Code that draws figures
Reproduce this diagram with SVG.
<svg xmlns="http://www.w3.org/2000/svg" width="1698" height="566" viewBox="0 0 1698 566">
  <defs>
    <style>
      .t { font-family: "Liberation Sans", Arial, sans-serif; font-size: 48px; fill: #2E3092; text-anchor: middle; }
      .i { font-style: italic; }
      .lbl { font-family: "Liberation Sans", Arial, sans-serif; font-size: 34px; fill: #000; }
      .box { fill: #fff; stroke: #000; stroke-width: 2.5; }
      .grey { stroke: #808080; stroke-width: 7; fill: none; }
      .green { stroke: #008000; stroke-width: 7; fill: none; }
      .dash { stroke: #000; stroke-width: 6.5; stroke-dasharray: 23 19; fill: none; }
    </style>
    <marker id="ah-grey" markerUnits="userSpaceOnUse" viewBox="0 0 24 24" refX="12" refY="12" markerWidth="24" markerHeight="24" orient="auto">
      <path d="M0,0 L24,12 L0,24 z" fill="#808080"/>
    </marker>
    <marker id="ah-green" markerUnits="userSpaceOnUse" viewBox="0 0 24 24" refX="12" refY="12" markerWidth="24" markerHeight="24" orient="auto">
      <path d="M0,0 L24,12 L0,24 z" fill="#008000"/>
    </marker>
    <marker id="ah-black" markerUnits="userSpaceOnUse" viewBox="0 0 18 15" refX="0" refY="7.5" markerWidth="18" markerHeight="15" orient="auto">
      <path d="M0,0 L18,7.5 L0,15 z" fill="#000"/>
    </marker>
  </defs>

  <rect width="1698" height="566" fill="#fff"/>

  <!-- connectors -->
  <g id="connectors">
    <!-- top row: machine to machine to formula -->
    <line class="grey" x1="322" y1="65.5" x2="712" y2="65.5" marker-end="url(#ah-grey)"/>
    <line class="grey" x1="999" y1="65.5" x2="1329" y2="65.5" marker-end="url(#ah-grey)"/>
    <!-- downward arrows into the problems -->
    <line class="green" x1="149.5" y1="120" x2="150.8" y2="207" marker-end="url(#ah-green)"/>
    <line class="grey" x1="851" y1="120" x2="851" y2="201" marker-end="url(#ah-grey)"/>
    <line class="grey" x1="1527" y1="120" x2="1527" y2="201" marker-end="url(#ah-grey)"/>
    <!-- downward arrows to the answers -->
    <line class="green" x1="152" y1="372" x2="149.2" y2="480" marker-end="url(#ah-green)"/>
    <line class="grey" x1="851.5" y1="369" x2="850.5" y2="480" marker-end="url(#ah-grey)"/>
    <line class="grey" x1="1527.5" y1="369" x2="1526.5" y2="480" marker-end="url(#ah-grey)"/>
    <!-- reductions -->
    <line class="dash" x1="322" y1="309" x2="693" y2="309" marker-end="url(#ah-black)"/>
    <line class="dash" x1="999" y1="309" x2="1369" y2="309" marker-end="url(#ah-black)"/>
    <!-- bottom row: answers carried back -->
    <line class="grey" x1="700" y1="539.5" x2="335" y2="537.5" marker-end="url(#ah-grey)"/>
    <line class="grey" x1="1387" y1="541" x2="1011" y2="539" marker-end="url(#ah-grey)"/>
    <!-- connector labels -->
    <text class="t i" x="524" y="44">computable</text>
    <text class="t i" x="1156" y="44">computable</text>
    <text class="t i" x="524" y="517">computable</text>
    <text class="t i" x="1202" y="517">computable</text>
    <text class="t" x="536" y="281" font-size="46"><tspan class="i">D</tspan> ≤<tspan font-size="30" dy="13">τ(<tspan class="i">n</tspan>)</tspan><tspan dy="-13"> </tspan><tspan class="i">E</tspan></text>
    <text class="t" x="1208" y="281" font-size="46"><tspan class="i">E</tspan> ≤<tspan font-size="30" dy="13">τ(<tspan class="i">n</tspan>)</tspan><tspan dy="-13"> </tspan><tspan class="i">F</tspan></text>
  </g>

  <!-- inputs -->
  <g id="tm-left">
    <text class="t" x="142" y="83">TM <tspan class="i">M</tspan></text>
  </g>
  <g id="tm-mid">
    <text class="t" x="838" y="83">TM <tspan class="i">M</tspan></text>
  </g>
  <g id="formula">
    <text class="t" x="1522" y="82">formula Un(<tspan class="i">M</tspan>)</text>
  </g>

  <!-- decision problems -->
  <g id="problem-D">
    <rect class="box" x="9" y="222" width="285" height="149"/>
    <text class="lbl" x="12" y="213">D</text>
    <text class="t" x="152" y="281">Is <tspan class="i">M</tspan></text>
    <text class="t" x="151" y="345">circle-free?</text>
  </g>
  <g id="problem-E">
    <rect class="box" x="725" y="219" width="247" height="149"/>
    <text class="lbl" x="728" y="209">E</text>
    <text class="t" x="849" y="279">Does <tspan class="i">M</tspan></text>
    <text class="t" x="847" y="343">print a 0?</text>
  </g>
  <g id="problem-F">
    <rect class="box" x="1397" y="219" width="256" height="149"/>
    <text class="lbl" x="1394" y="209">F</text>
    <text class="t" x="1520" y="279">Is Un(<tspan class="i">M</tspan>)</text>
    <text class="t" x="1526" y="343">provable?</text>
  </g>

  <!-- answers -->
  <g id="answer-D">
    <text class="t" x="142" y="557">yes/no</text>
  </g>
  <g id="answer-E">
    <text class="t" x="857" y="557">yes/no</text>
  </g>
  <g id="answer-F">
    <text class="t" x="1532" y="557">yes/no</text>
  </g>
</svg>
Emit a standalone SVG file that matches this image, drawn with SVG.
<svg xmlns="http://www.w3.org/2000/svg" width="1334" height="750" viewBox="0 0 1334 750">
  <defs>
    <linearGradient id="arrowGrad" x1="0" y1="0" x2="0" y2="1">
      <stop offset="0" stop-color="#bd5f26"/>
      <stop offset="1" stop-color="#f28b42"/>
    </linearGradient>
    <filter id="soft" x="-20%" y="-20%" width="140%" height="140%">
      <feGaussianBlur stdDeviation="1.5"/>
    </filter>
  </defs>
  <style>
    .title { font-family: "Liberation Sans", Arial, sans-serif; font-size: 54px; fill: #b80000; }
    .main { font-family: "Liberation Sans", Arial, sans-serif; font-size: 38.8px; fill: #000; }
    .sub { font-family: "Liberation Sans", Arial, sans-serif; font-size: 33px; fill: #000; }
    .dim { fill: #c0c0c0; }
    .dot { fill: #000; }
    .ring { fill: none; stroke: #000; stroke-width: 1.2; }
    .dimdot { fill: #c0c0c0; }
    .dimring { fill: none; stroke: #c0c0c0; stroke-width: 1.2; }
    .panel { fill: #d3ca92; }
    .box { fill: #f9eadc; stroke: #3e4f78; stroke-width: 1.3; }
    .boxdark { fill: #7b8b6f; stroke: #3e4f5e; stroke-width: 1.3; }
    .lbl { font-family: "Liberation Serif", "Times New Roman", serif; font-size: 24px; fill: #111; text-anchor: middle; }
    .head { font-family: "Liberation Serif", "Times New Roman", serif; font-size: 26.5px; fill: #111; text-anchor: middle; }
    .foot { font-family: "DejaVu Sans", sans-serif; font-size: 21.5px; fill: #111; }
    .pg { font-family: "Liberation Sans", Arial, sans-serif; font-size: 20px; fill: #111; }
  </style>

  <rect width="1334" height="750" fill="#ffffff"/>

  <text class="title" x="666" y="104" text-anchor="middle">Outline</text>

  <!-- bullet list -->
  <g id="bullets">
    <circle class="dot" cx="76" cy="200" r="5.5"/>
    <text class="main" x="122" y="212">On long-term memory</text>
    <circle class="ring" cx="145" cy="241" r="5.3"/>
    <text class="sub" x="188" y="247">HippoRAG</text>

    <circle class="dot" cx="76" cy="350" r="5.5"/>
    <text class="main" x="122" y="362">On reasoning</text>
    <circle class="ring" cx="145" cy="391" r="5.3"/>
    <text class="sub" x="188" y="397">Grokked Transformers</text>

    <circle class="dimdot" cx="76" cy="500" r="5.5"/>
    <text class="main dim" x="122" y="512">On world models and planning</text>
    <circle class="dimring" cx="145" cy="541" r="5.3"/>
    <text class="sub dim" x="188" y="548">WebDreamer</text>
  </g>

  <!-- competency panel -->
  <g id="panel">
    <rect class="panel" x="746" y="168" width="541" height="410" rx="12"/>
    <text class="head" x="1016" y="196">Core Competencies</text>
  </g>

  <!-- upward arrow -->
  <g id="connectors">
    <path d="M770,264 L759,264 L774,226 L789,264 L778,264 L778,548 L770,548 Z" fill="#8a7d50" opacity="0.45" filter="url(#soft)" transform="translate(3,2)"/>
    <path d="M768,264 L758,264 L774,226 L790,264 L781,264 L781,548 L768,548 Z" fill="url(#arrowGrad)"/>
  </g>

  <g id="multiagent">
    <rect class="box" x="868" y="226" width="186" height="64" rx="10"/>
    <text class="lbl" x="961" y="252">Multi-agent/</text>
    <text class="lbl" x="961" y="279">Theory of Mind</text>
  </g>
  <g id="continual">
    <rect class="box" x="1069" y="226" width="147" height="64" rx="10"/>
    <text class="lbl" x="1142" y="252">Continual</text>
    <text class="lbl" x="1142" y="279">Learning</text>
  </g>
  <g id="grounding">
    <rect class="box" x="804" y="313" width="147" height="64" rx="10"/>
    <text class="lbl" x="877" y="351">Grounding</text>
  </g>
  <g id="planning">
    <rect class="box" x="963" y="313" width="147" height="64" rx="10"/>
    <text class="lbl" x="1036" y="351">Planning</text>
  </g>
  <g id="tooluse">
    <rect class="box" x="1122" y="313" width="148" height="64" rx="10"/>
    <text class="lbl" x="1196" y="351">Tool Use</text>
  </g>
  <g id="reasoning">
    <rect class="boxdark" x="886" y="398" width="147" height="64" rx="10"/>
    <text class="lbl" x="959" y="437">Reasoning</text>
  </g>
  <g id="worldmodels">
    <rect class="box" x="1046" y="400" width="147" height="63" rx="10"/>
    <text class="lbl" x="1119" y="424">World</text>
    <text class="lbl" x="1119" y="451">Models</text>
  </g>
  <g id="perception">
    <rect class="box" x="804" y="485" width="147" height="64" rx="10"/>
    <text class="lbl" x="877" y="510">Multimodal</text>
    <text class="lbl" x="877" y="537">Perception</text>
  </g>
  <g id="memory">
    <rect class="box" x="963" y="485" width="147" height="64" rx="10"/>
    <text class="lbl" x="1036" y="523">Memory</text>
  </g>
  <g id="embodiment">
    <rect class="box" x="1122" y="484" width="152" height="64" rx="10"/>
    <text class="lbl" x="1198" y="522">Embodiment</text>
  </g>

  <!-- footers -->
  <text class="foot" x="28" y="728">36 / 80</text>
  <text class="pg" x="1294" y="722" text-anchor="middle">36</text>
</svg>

Instructions for the task:
Lines containing the string "this" are to be selected and copied.

Exercise result:
Reproduce this diagram with SVG.
Emit a standalone SVG file that matches this image, drawn with SVG.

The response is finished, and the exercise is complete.